Management of Refractory Celiac Disease

Karoly Horvath, MD, PhD, Alessio Fasano, MD, Division of Pediatric Gastroenterology and Nutrition, Department of Pediatrics, University of Maryland School of Medicine, Baltimore, Maryland.

In This Article


The diagnosis of RS can be made only after other gastrointestinal diseases have been ruled out ( Table 2 ). However, the priority is to assure that the patient adheres to a strict gluten-free diet. The normalization of the serology test (antigliadin, antiendomysium, and antitissue transglutaminase antibodies) can be a sign of adherence to the appropriate diet. However, the tests currently available are not sensitive enough to detect small gluten exposure; therefore, a nutritional consultation warrants consideration as the second step in management.

If compliance to diet is adequate, additional laboratory and histologic studies are warranted. After the initial screening, other causes of chronic diarrhea and complications of CD must be considered in the differential diagnosis. The most evident consideration should be whether there is lactose malabsorption. Low or absent lactase activity is a well-known problem in newly diagnosed celiac cases. Patients with long-term CD can have pancreatic insufficiency. Collagenous colitis and lymphocytic colitis can accompany CD and can cause chronic diarrhea that is nonresponsive to a gluten-free diet.

Some patients with RS symptoms may have intolerance to other, nongluten food antigens. One of the RS cases reported on by Robert and colleagues involved beef-protein intolerance that improved on beef-free diet.

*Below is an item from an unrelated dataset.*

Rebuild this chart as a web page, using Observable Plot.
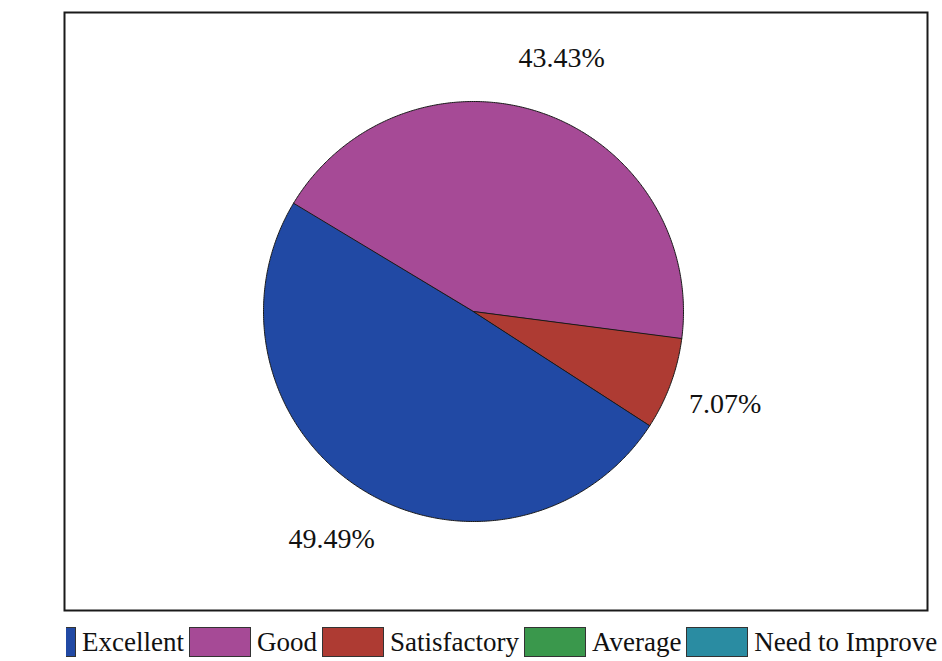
<!DOCTYPE html>
<html>
<head>
<meta charset="utf-8">
<script src="https://cdn.jsdelivr.net/npm/d3@7"></script>
<script src="https://cdn.jsdelivr.net/npm/@observablehq/plot@0.6"></script>
<style>
  html, body { margin: 0; padding: 0; background: #fff; }
  #page { position: relative; width: 942px; height: 661px; overflow: hidden; font-family: "Liberation Serif", "Times New Roman", serif; }
  #chart { position: absolute; left: 0; top: 0; }
  #chart svg text { font-family: "Liberation Serif", "Times New Roman", serif; }
  #legend { position: absolute; left: 66px; top: 627px; width: 876px; height: 32px; overflow: hidden; }
  #legend .row { display: flex; align-items: center; margin-left: -52px; white-space: nowrap; }
  #legend .sw { width: 62px; height: 30px; box-sizing: border-box; border: 1px solid #333; flex: none; }
  #legend .lb { font-family: "Liberation Serif", "Times New Roman", serif; font-size: 27px; color: #111; margin: 0 5px 0 6px; line-height: 30px; }
</style>
</head>
<body>
<div id="page">
  <div id="chart"></div>
  <div id="legend"><div class="row"></div></div>
</div>
<script>
// Rating categories and their share of responses (%)
const categories = ["Excellent", "Good", "Satisfactory", "Average", "Need to Improve"];
const shares = [49.49, 43.43, 7.07, 0, 0];
const colors = ["#2149a4", "#a64a96", "#ae3b33", "#3a984c", "#2a8ca2"];

// Layout of the plotting box and the pie (pixels)
const W = 942, H = 616;
const box = {left: 64, right: 927, top: 12, bottom: 610};
const cx = 473, cy = 311, R = 210;
const startDeg = 122.85;     // angle of the first slice, clockwise from 12 o'clock
const labelRadius = 1.276;   // label distance from centre, in pie radii
const serif = "Liberation Serif, Times New Roman, serif";

const data = categories.map((c, i) => ({category: c, share: shares[i]}));
const arcs = d3.pie().sort(null).value(d => d.share)
  .startAngle(startDeg * Math.PI / 180)
  .endAngle(startDeg * Math.PI / 180 + 2 * Math.PI)(data);

// Closed outline of each slice in pie-radius units (y pointing up)
const outline = [];
for (const a of arcs) {
  if (a.endAngle <= a.startAngle) continue;
  const cat = a.data.category;
  outline.push({category: cat, x: 0, y: 0});
  const n = Math.max(2, Math.ceil((a.endAngle - a.startAngle) / (Math.PI / 360)));
  for (let k = 0; k <= n; ++k) {
    const t = a.startAngle + (a.endAngle - a.startAngle) * k / n;
    outline.push({category: cat, x: Math.sin(t), y: Math.cos(t)});
  }
}

const labels = arcs.filter(a => a.data.share > 0).map(a => {
  const m = (a.startAngle + a.endAngle) / 2;
  return {x: labelRadius * Math.sin(m), y: labelRadius * Math.cos(m), text: d3.format(".2f")(a.data.share) + "%"};
});

const chart = Plot.plot({
  width: W,
  height: H,
  marginLeft: box.left,
  marginRight: W - box.right,
  marginTop: box.top,
  marginBottom: H - box.bottom,
  x: {domain: [(box.left - cx) / R, (box.right - cx) / R], axis: null},
  y: {domain: [(cy - box.bottom) / R, (cy - box.top) / R], axis: null},
  color: {domain: categories, range: colors},
  style: {fontFamily: serif, background: "#fff"},
  marks: [
    Plot.line(outline, {x: "x", y: "y", z: "category", fill: "category", stroke: "#1a1a1a", strokeWidth: 1, curve: "linear-closed"}),
    Plot.text(labels, {x: "x", y: "y", text: "text", fontSize: 28, fontFamily: serif, fill: "#111", textAnchor: "middle", lineAnchor: "middle"}),
    Plot.frame({stroke: "#1a1a1a", strokeWidth: 2})
  ]
});
document.getElementById("chart").appendChild(chart);

// Legend row built from the same categories and colours
const row = document.querySelector("#legend .row");
categories.forEach((c, i) => {
  const sw = document.createElement("span");
  sw.className = "sw";
  sw.style.background = colors[i];
  const lb = document.createElement("span");
  lb.className = "lb";
  lb.textContent = c;
  row.appendChild(sw);
  row.appendChild(lb);
});
</script>
</body>
</html>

Serologic tests are also performed to examine for the presence of antienterocyte antibodies. A small proportion of patients appear to have an adult form of autoimmune enteropathy, characterized by the presence of antienterocyte antibodies. Autoimmune enteropathy is well described in children without CD. Corazza and colleagues reported 2 adult cases; however, neither had serologic evidence of CD. There are no other published studies examining for the presence of antienterocyte antibodies in patients diagnosed with RS.